No Hammer? Try a Steel Box

The shipping industry doesn’t have a folk singer, but if it did, he could write a shanty about the disappearing bulkers. It’s a story which raises questions about what we are up to. These basic steel boxes crawled into the 2000s on their knees after a couple of gloomy years in 1998/9. Their gloom was reflected in deliveries, which averaged only 14.5m dwt p.a. between 1998 and 2002 (see graph).

Too Many “Little Boxes”?

Then China got busy, the 2003-8 boom started and bulker deliveries surged 50% to 21.7m dwt p.a. The financial crisis put an end to booming freight, but deliveries trebled to 76.8m dwt p.a. 2009-13. Two thirds of the tonnage delivered since 1998 has hit the market in the last 5 years. Supply has grown more than twice as fast as demand, from 417m to 722m dwt. But few bulkers are laid up. So where are they?

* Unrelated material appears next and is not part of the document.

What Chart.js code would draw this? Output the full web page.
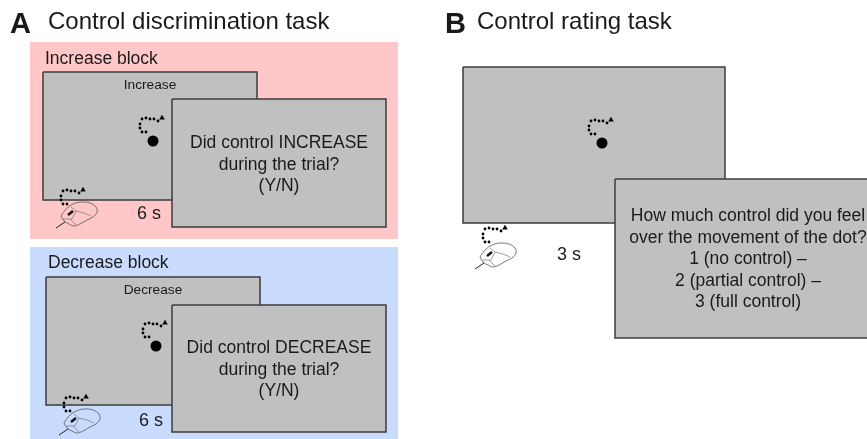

Unlike the 1980s, owners are keeping their ships moving. Slower speeds, waiting, multi-porting, and dead freight have soaked up deliveries, opening the way for market spikes, driven by cargo fluctuations at major loading areas. A shipping network creeping round the world at 11 knots is harder to tap for quick tonnage than a pool of laid up ships, as the Capesize market has discovered.
Turn! Turn! Turn! – Please

But the capacity to go faster is there and as rates rise, so will the available supply. For example a Panamax bulker operating at 11 knots might need around $21,000/day to cover costs – say $13,000/day for the ship and $8,000/day for bunkers. If, however, rates move up to around $30,000/day, that might be enough to pay for bunkers operating at 14 knots. Of course the owner could keep on slow steaming and pocket the extra cash, but in a tight market charters and competitors would soon put a stop to that.

So spotting the turning point depends on whether all the bulkers have gone for good, locked in to permanent slow steaming. Investors who ordered 80m dwt of bulkers in 2013, obviously think much of the capacity has gone for good and so must analysts predicting $60,000/day this year.

We Shall Overcome

So there you have it. Bulkers are ferrying their cargo around the world at snail’s pace, and helping their bank balances whilst saving the planet with a downsized carbon footprint (maybe half what it used to be?). But economics and history say speed can still crawl out of the woodwork – all it needs is the right amount of cash. So the good news is there might be higher rates ahead, or it could just mean that most of it will go on bunkers. Well, that’s life. Have a nice day.